Majdal Shams ( مجدل شمس.‎;   /    מַגְ'דַל שַׁמְס )

This week, we were be able read this news:

Trump provokes global anger by recognising Israel's claim to Golan Heights
Russia, Iran and Turkey condemn US president while Syria vows to recapture territory lost in 1967 war

Majdal Shams is a Druze town in the north of the Golan Heights. In fact it’s the most populated city in this occupied area.

I found a picture of a statue in Majdal Shams. It pictures a moustachioed man with Arabic clothes in fight attitude. Other figures in the same statue show a woman crying with a dead man in his lap.



It depicts the Druze uprising against French colonialism in the 1920s. The moustachioed man with a sword is the Sultan Al-Atrash (1888-1982). Let it be J.R. Wolff who tells us about this area.


Grace under fire on the Syrian border: The Druze of Majdal Shams by J.R. Wolff
Residents of the Druze border town told him their future may be with Israel but their hearts are in Syria

Dark clouds move over the peaks of Mount Hermon before I hear the compressed thud of a shell explosion reverberate in my chest. The pop, pop, pop of muffled gunfire in short bursts comes soon after.
Thud: A dull, heavy sound, such as that made by an object falling to the ground.

I don’t feel comfortable with how exposed I am and take cover behind a rock outcropping.
Rock outcropping: (cat: Aflorament rocós).

Just ahead, picturesquely framed between the rocks and orchards is Quneitra Province, Syria.
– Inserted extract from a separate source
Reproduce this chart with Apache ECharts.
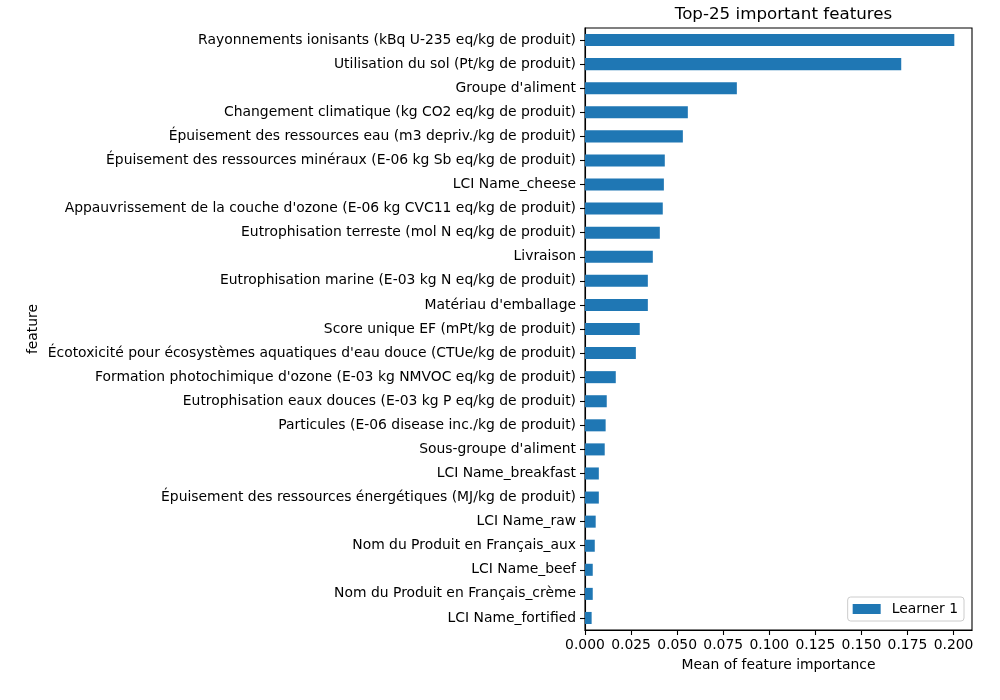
<!DOCTYPE html>
<html>
<head>
<meta charset="utf-8">
<script src="https://cdn.jsdelivr.net/npm/echarts@6/dist/echarts.min.js"></script>
<style>html,body{margin:0;padding:0;background:#fff}#c{width:1000px;height:700px}</style>
</head>
<body>
<div id="c"></div>
<script>
const categories = [
  "Rayonnements ionisants (kBq U-235 eq/kg de produit)",
  "Utilisation du sol (Pt/kg de produit)",
  "Groupe d'aliment",
  "Changement climatique (kg CO2 eq/kg de produit)",
  "Épuisement des ressources eau (m3 depriv./kg de produit)",
  "Épuisement des ressources minéraux (E-06 kg Sb eq/kg de produit)",
  "LCI Name_cheese",
  "Appauvrissement de la couche d'ozone (E-06 kg CVC11 eq/kg de produit)",
  "Eutrophisation terreste (mol N eq/kg de produit)",
  "Livraison",
  "Eutrophisation marine (E-03 kg N eq/kg de produit)",
  "Matériau d'emballage",
  "Score unique EF (mPt/kg de produit)",
  "Écotoxicité pour écosystèmes aquatiques d'eau douce (CTUe/kg de produit)",
  "Formation photochimique d'ozone (E-03 kg NMVOC eq/kg de produit)",
  "Eutrophisation eaux douces (E-03 kg P eq/kg de produit)",
  "Particules (E-06 disease inc./kg de produit)",
  "Sous-groupe d'aliment",
  "LCI Name_breakfast",
  "Épuisement des ressources énergétiques (MJ/kg de produit)",
  "LCI Name_raw",
  "Nom du Produit en Français_aux",
  "LCI Name_beef",
  "Nom du Produit en Français_crème",
  "LCI Name_fortified"
];
const learner1 = [
  0.2004, 0.1716, 0.0824, 0.0558, 0.0531, 0.0433, 0.0428, 0.0422, 0.0406, 0.0368,
  0.0341, 0.0341, 0.0297, 0.0276, 0.0167, 0.0118, 0.0112, 0.0107, 0.0075, 0.0075,
  0.0058, 0.0053, 0.0042, 0.0042, 0.0036
];
const xTicks = { min: 0, max: 0.21, interval: 0.025 };

const font = "DejaVu Sans";
const chart = echarts.init(document.getElementById('c'), null, {renderer: 'canvas'});
chart.setOption({
  animation: false,
  backgroundColor: '#fff',
  textStyle: { fontFamily: font },
  title: {
    text: 'Top-25 important features',
    left: 778.5, top: 1, textAlign: 'center',
    textStyle: { fontFamily: font, fontSize: 16.7, fontWeight: 'normal', color: '#000' }
  },
  grid: {
    left: 585, right: 28, top: 28, bottom: 70,
    show: true, borderColor: '#000', borderWidth: 1.1, backgroundColor: 'transparent',
    containLabel: false
  },
  legend: {
    data: ['Learner 1'],
    right: 36, bottom: 79,
    orient: 'vertical',
    icon: 'rect', itemWidth: 28, itemHeight: 10, itemGap: 8,
    padding: [5, 6, 5, 5],
    borderColor: '#cccccc', borderWidth: 1, borderRadius: 3,
    backgroundColor: 'rgba(255,255,255,0.8)',
    textStyle: { fontFamily: font, fontSize: 13.9, color: '#000', padding: [0, 0, 0, 6] }
  },
  xAxis: {
    type: 'value',
    min: xTicks.min, max: xTicks.max, interval: xTicks.interval,
    name: 'Mean of feature importance', nameLocation: 'middle', nameGap: 28,
    nameTextStyle: { fontFamily: font, fontSize: 13.9, color: '#000' },
    axisLine: { show: true, lineStyle: { color: '#000', width: 1.1 } },
    axisTick: { show: true, length: 5, lineStyle: { color: '#000', width: 1.1 } },
    axisLabel: { fontFamily: font, fontSize: 13.9, color: '#000', margin: 8,
      showMaxLabel: false,
      formatter: v => (Math.abs(v - 0.21) < 1e-9 ? '' : v.toFixed(3)) },
    splitLine: { show: false }
  },
  yAxis: {
    type: 'category',
    data: categories,
    inverse: true,
    name: 'feature', nameLocation: 'middle', nameGap: 545, nameRotate: 90,
    nameTextStyle: { fontFamily: font, fontSize: 13.9, color: '#000' },
    axisLine: { show: true, lineStyle: { color: '#000', width: 1.1 } },
    axisTick: { show: true, alignWithLabel: true, length: 5, lineStyle: { color: '#000', width: 1.1 } },
    axisLabel: { fontFamily: font, fontSize: 13.9, color: '#000', margin: 9, interval: 0 },
    splitLine: { show: false }
  },
  series: [{
    name: 'Learner 1',
    type: 'bar',
    data: learner1,
    barWidth: '50%',
    itemStyle: { color: '#1f77b4' }
  }]
});
</script>
</body>
</html>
Up on a hill, shimmering in a lone ray of sunlight, an Assad regime flag sways atop a gun battery and watch tower.
Shimmering: Shine with a soft tremulous light.
Sway: A rhythmical movement from side to side
Atop: On the top.

For more than five years, Assad’s army, Jabhat al-Nusra, and other warring factions have engaged in fierce fighting just yards away from where I stand on the other side of the unassuming 1967 ceasefire fence that runs along the tan, rugged slopes of the Golan Heights.
Tan: a yellowish-brown color.

The US State Department recently issued a travel warning, forbidding its employees to visit the region on personal travel. And in recent weeks, skirmishes between Israel and Assad’s regime have reported to have taken place nearby.
Skirmishes: An episode of irregular or unpremeditated fighting, especially between small or outlying parts of armies or fleets. (cat: Escaramusses, topades)

Just then voices begin to scream in a language I don’t understand. I turn and a group of men approach me menacingly from a pickup truck. They’re moving fast.

One man points his fingers at me and makes a machine gun noise. I dread that I somehow crossed over into Syria without knowing it.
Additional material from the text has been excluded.